Halk sandığa gidip oy versin, seçmenin yüzde 60’tan fazlasının oyunu alan başkanı seçimden sonra görevden al, yerine birisini kayyum olarak koy, bunu da yasaya bağla.
İçişleri Bakanı dosyaya gizlilik kararı koyduruyor, fazla yazamıyoruz.
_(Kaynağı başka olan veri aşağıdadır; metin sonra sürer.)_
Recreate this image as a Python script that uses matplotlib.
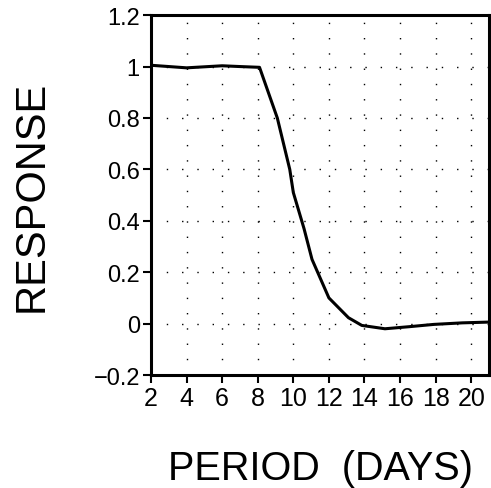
import matplotlib
matplotlib.use("Agg")
import matplotlib.pyplot as plt

# values
period = [2, 4, 6, 7, 8.1, 9.1, 9.8, 10.0, 10.6, 11.05, 12.0, 13.1, 13.85, 15.15, 16.5, 17.9, 19.5, 21]
response = [1.005, 0.995, 1.003, 1.0, 0.997, 0.80, 0.60, 0.51, 0.37, 0.25, 0.10, 0.023, -0.007, -0.02, -0.012, -0.003, 0.003, 0.006]

xticks = [2, 4, 6, 8, 10, 12, 14, 16, 18, 20]
yticks = [-0.2, 0, 0.2, 0.4, 0.6, 0.8, 1, 1.2]
ylabels = ["\u22120.2", "0", "0.2", "0.4", "0.6", "0.8", "1", "1.2"]

fam = ["Liberation Sans", "DejaVu Sans"]

fig = plt.figure(figsize=(4.91, 4.89), dpi=100)
ax = fig.add_axes([0.3075, 0.231, 0.6885, 0.736])

ax.plot(period, response, color="black", linewidth=2.2)

ax.set_xlim(2, 21)
ax.set_ylim(-0.2, 1.2)
ax.set_xticks(xticks)
ax.set_yticks(yticks)
ax.set_yticklabels(ylabels)

for lab in ax.get_xticklabels():
    lab.set_family(fam)
    lab.set_fontsize(18)
for lab in ax.get_yticklabels():
    lab.set_family(fam)
    lab.set_fontsize(17)

ax.tick_params(direction="out", length=6, width=1.5, pad=2)
for s in ax.spines.values():
    s.set_linewidth(2.2)

ax.grid(True, color="black", linewidth=1, linestyle=(0, (1, 10)))

ax.set_xlabel("PERIOD  (DAYS)", family=fam, fontsize=28.5, labelpad=28)
ax.set_ylabel("RESPONSE", family=fam, fontsize=30, labelpad=30)

fig.savefig("out.png", dpi=100)
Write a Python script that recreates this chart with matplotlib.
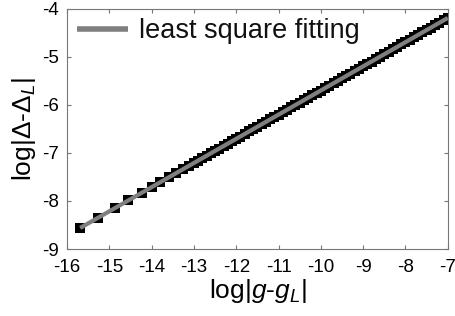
import numpy as np
import matplotlib
matplotlib.use('Agg')
import matplotlib.pyplot as plt

plt.rcParams['font.family'] = ['Liberation Sans', 'DejaVu Sans']
plt.rcParams['mathtext.fontset'] = 'custom'
plt.rcParams['mathtext.rm'] = 'Liberation Sans'
plt.rcParams['mathtext.it'] = 'Liberation Sans:italic'
plt.rcParams['axes.unicode_minus'] = False

# log|g-gL| and log|Delta-Delta_L|
log_g = [-15.69, -15.27, -14.87, -14.56, -14.23, -14.0, -13.8, -13.6, -13.42, -13.25, -13.12,
         -13.0, -12.9, -12.8, -12.7, -12.6, -12.5, -12.4, -12.3, -12.2, -12.1,
         -12.0, -11.9, -11.8, -11.7, -11.6, -11.5, -11.4, -11.3, -11.2, -11.1,
         -11.0, -10.9, -10.8, -10.7, -10.6, -10.5, -10.4, -10.3, -10.2, -10.1,
         -10.0, -9.9, -9.8, -9.7, -9.6, -9.5, -9.4, -9.3, -9.2, -9.1,
         -9.0, -8.9, -8.8, -8.7, -8.6, -8.5, -8.4, -8.3, -8.2, -8.1,
         -8.0, -7.9, -7.8, -7.7, -7.6, -7.5, -7.4, -7.3, -7.2, -7.1, -7.0]
log_d = [-8.56, -8.35, -8.15, -7.99, -7.83, -7.71, -7.61, -7.51, -7.42, -7.33, -7.27,
         -7.21, -7.16, -7.11, -7.06, -7.01, -6.96, -6.91, -6.86, -6.81, -6.76,
         -6.71, -6.66, -6.60, -6.55, -6.50, -6.45, -6.40, -6.35, -6.30, -6.25,
         -6.20, -6.15, -6.10, -6.05, -6.00, -5.95, -5.90, -5.85, -5.80, -5.75,
         -5.70, -5.65, -5.60, -5.55, -5.50, -5.45, -5.40, -5.35, -5.30, -5.25,
         -5.20, -5.15, -5.10, -5.05, -5.00, -4.95, -4.89, -4.84, -4.79, -4.74,
         -4.69, -4.64, -4.59, -4.54, -4.49, -4.44, -4.39, -4.34, -4.29, -4.24, -4.19]

x = np.array(log_g)
y = np.array(log_d)
p = np.polyfit(x, y, 1)
xf = np.array([x.min(), x.max()])

fig = plt.figure(figsize=(4.56, 3.16), dpi=100)
ax = fig.add_axes([0.147, 0.212, 0.835, 0.760])

ax.plot(x, y, 's', color='black', markersize=6.5, markeredgewidth=0)
ax.plot(xf, np.polyval(p, xf), color='#7f7f7f', linewidth=3, label='least square fitting',
        solid_capstyle='butt')

ax.set_xlim(-16, -7)
ax.set_ylim(-9, -4)
ax.set_xticks(range(-16, -6))
ax.set_yticks(range(-9, -3))
ax.tick_params(direction='in', length=3, labelsize=13.5, top=True, right=True,
               color='#777777')
ax.tick_params(axis='x', pad=7)
ax.tick_params(axis='y', pad=6)
for s in ax.spines.values():
    s.set_color('#777777')
    s.set_linewidth(0.8)

ax.set_xlabel(r'log|$\mathit{g}$-$\mathit{g}_{\mathit{L}}$|', fontsize=19, labelpad=1)
ax.set_ylabel(r'log|$\Delta$-$\Delta_{\mathit{L}}$|', fontsize=19, labelpad=3)

leg = ax.legend(loc='upper left', frameon=False, fontsize=19.5, handlelength=1.9,
                borderaxespad=0.05, handletextpad=0.4, borderpad=0.3)
for l in leg.get_lines():
    l.set_linewidth(4)
for t in leg.get_texts():
    t.set_color('#111111')

fig.savefig('out.png', dpi=100)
Ancak, İçişleri Bakanı suçlamayı açık açık ve ayrıntılı olarak yapıyor: “Tutuklanmaya ilişkin bazı hususlar kamuoyuna da malolduğu şekliyle, terör örgütüne üyelik için yargı mercilerinin aradığı; FETÖ terör örgütünün mahrem imamları ve terör örgütü üyeleri ile irtibatı ve ilişkisi, örgüt içinde aktif görev alma, örgüt talimatları doğrultusunda Bank Asya’ya para yatırma gibi çok sayıda, birbiri ile ilişkili ciddi bulgular muhtemeldir ki adı geçen belediye başkanının yargı mercilerince tutuklanmasına dayanak teşkil etmiştir.”
Soylu, kayyum atanmasını “5393 sayılı Belediye Kanununun 45’inci maddesinde 15.08.2016 tarihinde yapılan özel bir düzenlemeye” dayandırıyor. Yani teröre ilişkin bir suçtan başkan tutuklanırsa “belediye meclisi arasından seçim yapılması mümkün olmuyor”.
Sade vatandaşın aklına hemen şu soru gelir: Başkan terörden tutuklanırsa, belediye meclis üyeleri de “örgüt üyesi” kapsamında mı değerlendiriliyor? Suçun kişiselliğini bir yana bırakıp, meclis üyelerinin elindeki yetkileri yok etmenin demokrasi ve hukukla ilgisi olabilir mi?
2016 yılında yapılan düzenlemenin hukuka ve anayasaya aykırılığı konusunda bir itiraz yapıldı mı, bilemiyorum. Ancak, seçim sonuçlarının tamamen göz ardı edilerek, meclis üyelerinin seçilmemiş kabul edilmesi ile sonuçlanan defacto yani fiili bir durum var ortada.
İşin ilginç yanı, atanan kayyum da üç kişi atıyor ve meclisin, encümenin yapacağı işi üç kişi yapıyor. Yaptıkları iş de kanun gereği oluyor. Meclis üyeleri figüran bile değil.
Peki şu soruyu da soralım; atanan kişiler aldıkları kararlarla paraları dilediği gibi harcasalar, yakınlarına imar rantı sağlasalar, bir sonraki seçime kadar hesap soracak kimse olmayacak mı? Konu teröre dayandırılınca herhalde olmuyor…
Bu ülkede terörle savaşan genelkurmay başkanları teröristlerin gizli tanık ifadeleriyle terörist olarak tutuklandı. Yıllarca yattılar, sonra beraat ettiler, kendilerine pardon bile denmedi.
Aklıma takılan bir ifade daha var Soylu’nun Ertuğrul Öztürk’e yazdığı yazıda; “kamuoyuna da malolduğu şekliyle” demesi. Böyle deyince arkasından herşeyi söylüyor, ama ortada bir yayın yasağı var, siz söyleyemiyorsunuz.
Soylu’ya “kamuoyuna da malolduğu şekliyle” sizin hakkınızda şöyle bir iddia var denebilir mi? Tabii ki hayır. Yöneticiler bildiğini okuyor, adına da “Anayasa ve kanunların bizlere verdiği yetki ve sorumluluk çerçevesinde hukuk kurallarına uygun” deniyor. Yasalara uygun ama bazı yasalar hukuka uygun mu? Orası tartışılıyor.
Neyse, Türkiye’de özgür eleştiri ortamı oluşuncaya dek, biz bu işi biraz Trump’a bırakacağız herhalde. Ancak, düşüncelerimizi “yasalara uygun” olarak söylemeye devam edeceğiz.
Kayyum Yağcılığı
Konumuz kayyumun kişiliği değil, suçlama hiç değil. Konu demokrasi, özgür eleştiri, birey hakları, adalet.
Yasalara göre bir başkan görevden alınabilir, kanımca meclis görevine devam etmeli. Meclis görevini yapamayacak ise, o da görevden alınmalı.
Seçimin ertesinde başkanı görevden alıp, meclisi esir duruma düşürmek demokrasi ile uyuşur mu?
Kayyum atamasını demokrasiye geçiş için bir fırsat olarak görenlere, kayyuma alkış tutanlara bir sözüm var: En kötü başkan, süper kayyumdan iyidir. Başkanı değiştirebiliriz, sizin kayyumu değiştirmeniz ise zor.
Siz galiba demokrasi değil, rantınıza ortak arıyorsunuz.